Mishra thinks it is important to have spaces like the Tuesday talk for all international students—despite their disparate cultures and backgrounds—to express collective concerns.
“International students are not heard enough. I would say [that is] because it is a small fragmented minority group on this campus. While international students are seen as collectively one body, sometimes on a cultural level it’s hard to connect. The unifying experience is that we are not from the states,” Mishra said.
The small size of the community, Mishra noted, can be attributed to the College’s low international student representation across class years. Bowdoin has the lowest percentage of international students out of all NESCAC schools. Last spring, many international students told the Orient that they felt support from the College was lacking—particularly with respect to the Career Planning Center and other aspects of the administration.

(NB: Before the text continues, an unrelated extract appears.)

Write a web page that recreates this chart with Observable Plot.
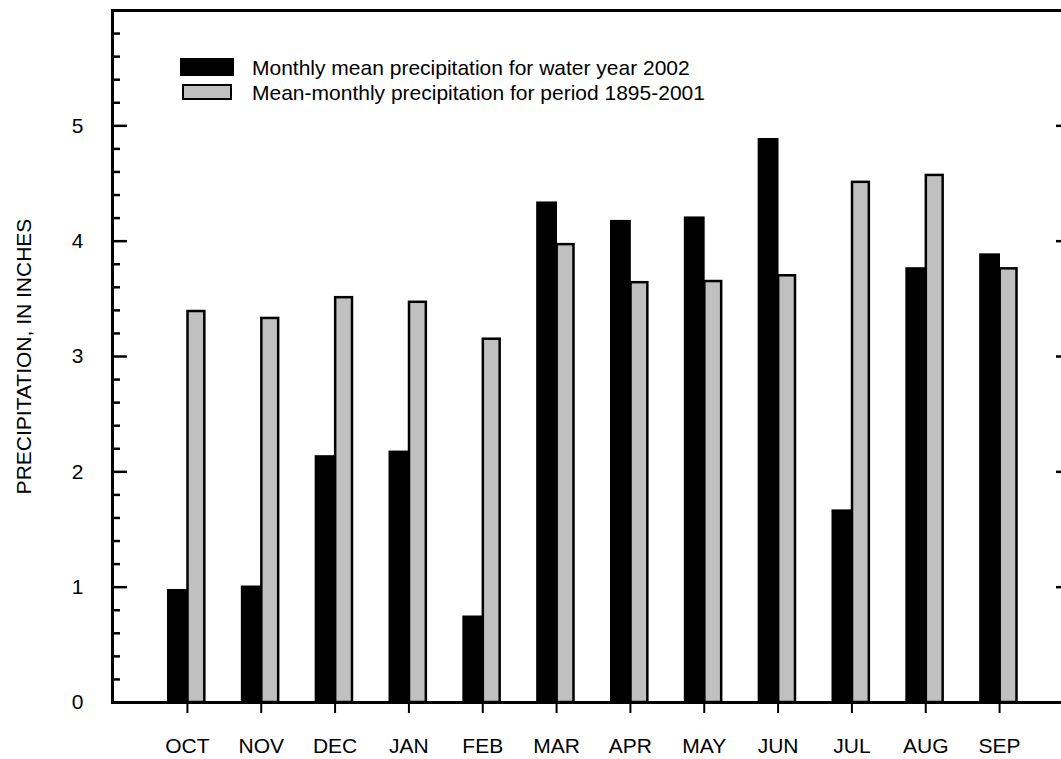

“As much as Dean Khoa Khuong [assistant dean of first-year students and advisor to international students] is helpful, his role as a member of the dean’s office as ‘the person who international students can go to’ is too much. He is doing too many things,” said Yu. “Along with being a first-year dean, he is also in charge of 150 other international students. When you look at other colleges of the same tier or size, they have at least one faculty on staff that is dedicated to international students.”
Yu believes it is Bowdoin’s duty to offer all students an equal opportunity to succeed.
“In setting up that environment for us to succeed, it might require you to set up these resources. But if you aren’t interested in that whole process, you should not have recruited students from around the world,” Yu said.
While Yu wants specific resources for international students, the events this week were for everyone. He hopes that students walked away from Tuesday’s conversation with more knowledge about the visibility of international students and that Thursday’s event taught attendees about the struggles of working in the US as a foreigner, which he thinks is important in the current American political climate.
Yu said he has been working with Michael Reed, Bowdoin’s new senior vice president for inclusion and diversity, on changes in the works that could benefit international students. But to some, the changes can’t come soon enough.
“There is an entire world of students that could exceed expectations and be phenomenal students here that contribute to discussion on the campus,” Mirsha said. “Progress is being made. We’re just ambitious and want to see more.”
Editor’s Note May 4, 2018: The title of the event on Thursday has been corrected. It was titled, “Working in the United States as a Foreign National,” not “Working in the United States as a Foreigner.”